31.1.17

Entre a chuva que maça e o bom dia ditoso.

Não me canso de ver passar, observo sabendo que o melhor do outro está sempre a atravessar, enquanto o melhor de mim arquitecta a mais imponente e, não raras vezes, incoerente instalação. Respiro no compasso. Chove e chove com fé. A mesma que escorrega, fina e desesperada, pela folga dos dedos. Mas essa é matéria para outro eventual aranzel. Vem lá a rapariga que foge dos salpicos, hirta sobre os saltos altos, a mala bamboleante, o chapéu na cabeça a esconder-lhe os olhos bonitos. É a simpática de todos os dias. Desde que larga o seu Mini bege até que chega ao escritório. Ela pega nas pessoas e leva-as no colo de um sorriso bem sincero. Chove e chove com vontade. As senhoras da recepção dedicam as horas ao lastimo da água que cai lá fora, intercaladas com o chamamento do sol e com o trauteio das letras da Kizomba que não dá descanso. Exibem as unhas de gel feitas pela filha da Odete, a Carina que, desde meados do ano transacto, trabalha no cabeleireiro da Dina. Logo se vê, o negócio capilar e afins, ainda recruta conforme o nome de baptismo. “Dina Cabeleireiros” ainda tem saída. Praguejam como se o mundo tivesse perdido a lucidez. Não é mentira, não. Enviesados vão os tempos. Disformes, as acções que ficam escondidas na oratória desleal.
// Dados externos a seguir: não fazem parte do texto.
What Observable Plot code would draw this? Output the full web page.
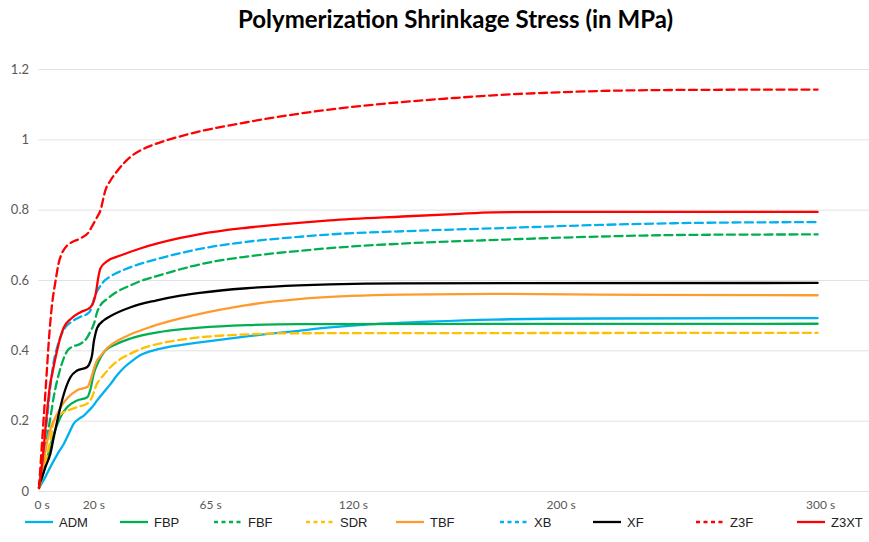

Nisto, acomodado neste frenético evento matutino, soa o meu primeiro nome seguido do apelido. À minha espera, o sorriso de sempre. Vejo tudo isto e não me deixo fatigar. Bom dia, deixei-lhes ao sair. Desejo vida longa às unhas de gel e à executante, um verão tão longo quanto capaz de saciar, e umas valentes horas com a rádio nacional como companhia. Desce sempre em mim uma nada escusa vontade de acreditar no modo inócuo de a vida levar.